The mayor of Raleigh is the mayor of Raleigh, the state capital of North Carolina, in the United States.  Raleigh operates with council-manager government, under which the mayor is elected separately from Raleigh City Council, of which they are the eighth member.

Under Raleigh's original 1795 charter, the equivalent of a mayor was the 'Intendant of Police' (a title borrowed from France).  The first person to hold the office was John Haywood.  He was elected by the city Board of Commissioners (who were themselves appointed by the North Carolina General Assembly).  Starting in 1803, intendants were elected annually by all free men owning land within the city limits, including free African-Americans.

The current mayor is Democrat Mary-Ann Baldwin, who was first elected in 2019. The longest-serving mayors in Raleigh's history are Avery C. Upchurch, who was in office for ten years between 1983 and 1993, and Charles Meeker, who served from 2001 through 2011.  Four mayors have served for eight years.
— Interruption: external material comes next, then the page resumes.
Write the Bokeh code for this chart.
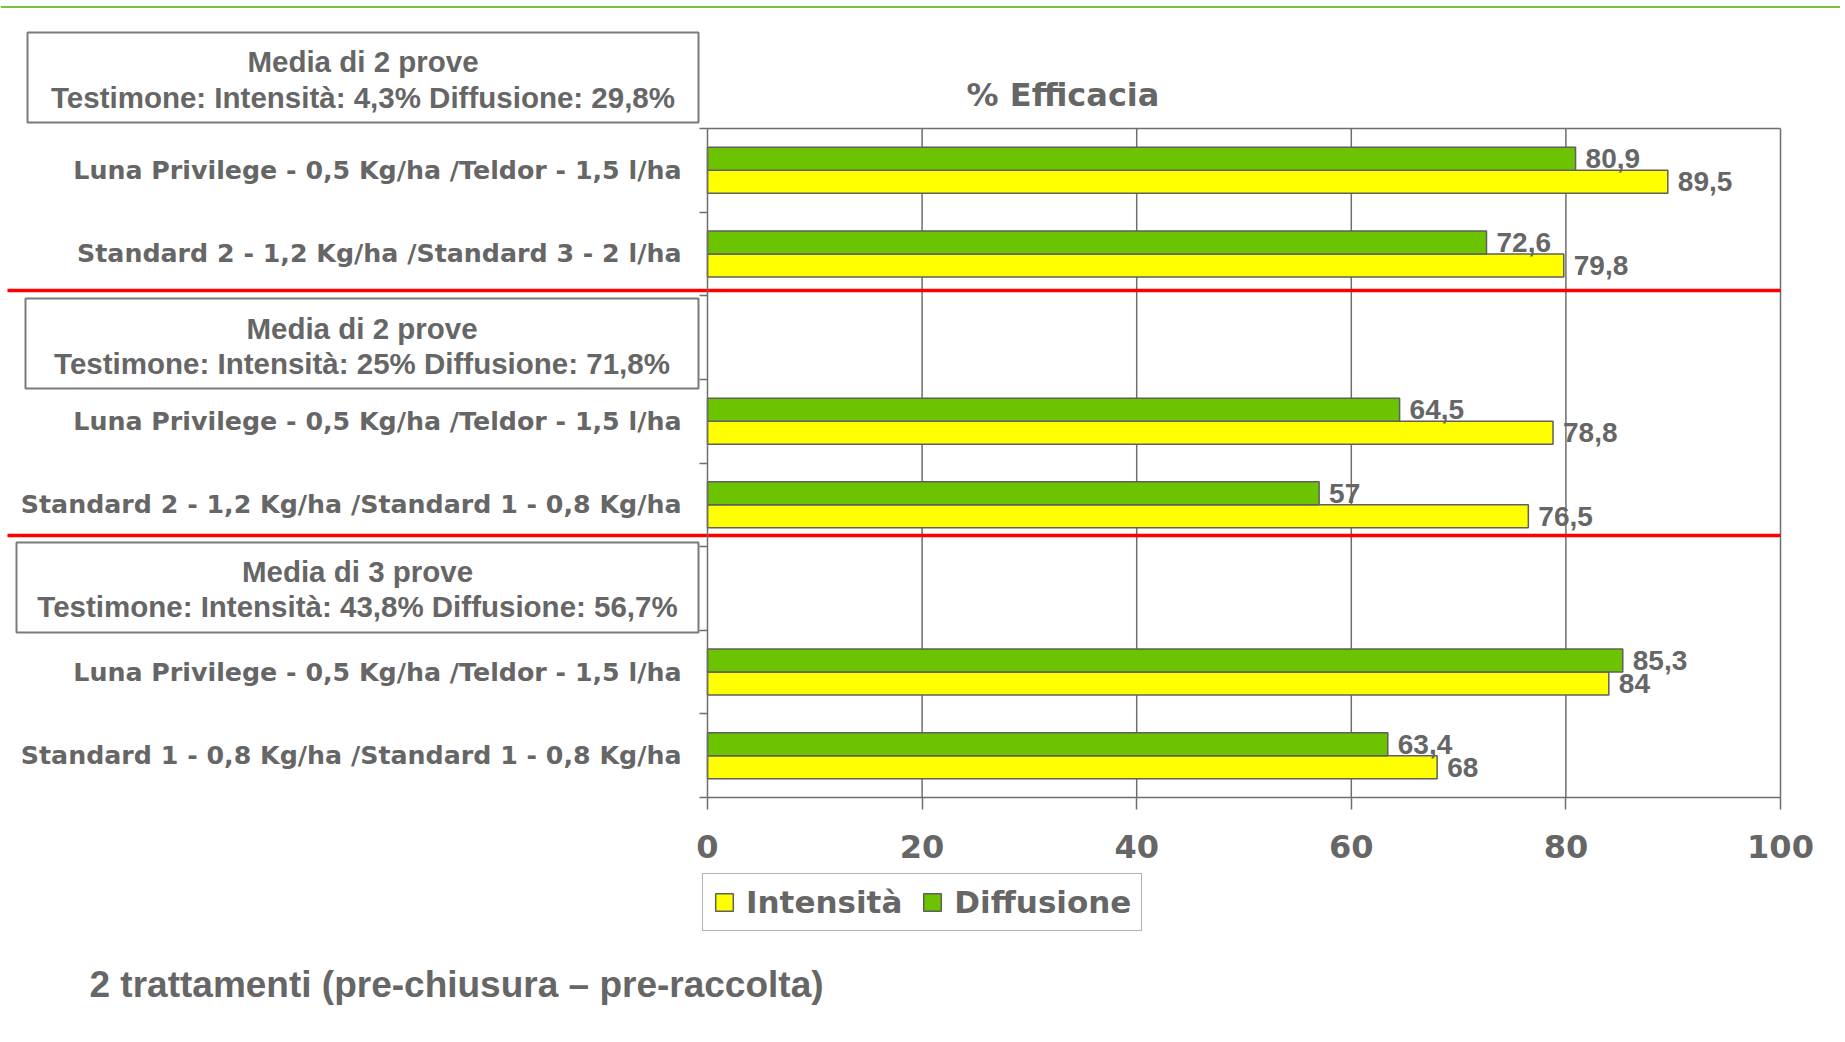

Elections are held every two years.  A nonpartisan blanket primary is held in October.  If no candidate receives more than 50% of the vote, the two candidates that received the most votes progress to the general election run-off election in November.  In 2009, for the first time, the election was nonpartisan, in that the candidates did not have formal party affiliation denoted on the ballot.  Incumbent Charles Meeker won 62% in the first round, making a run-off election unnecessary.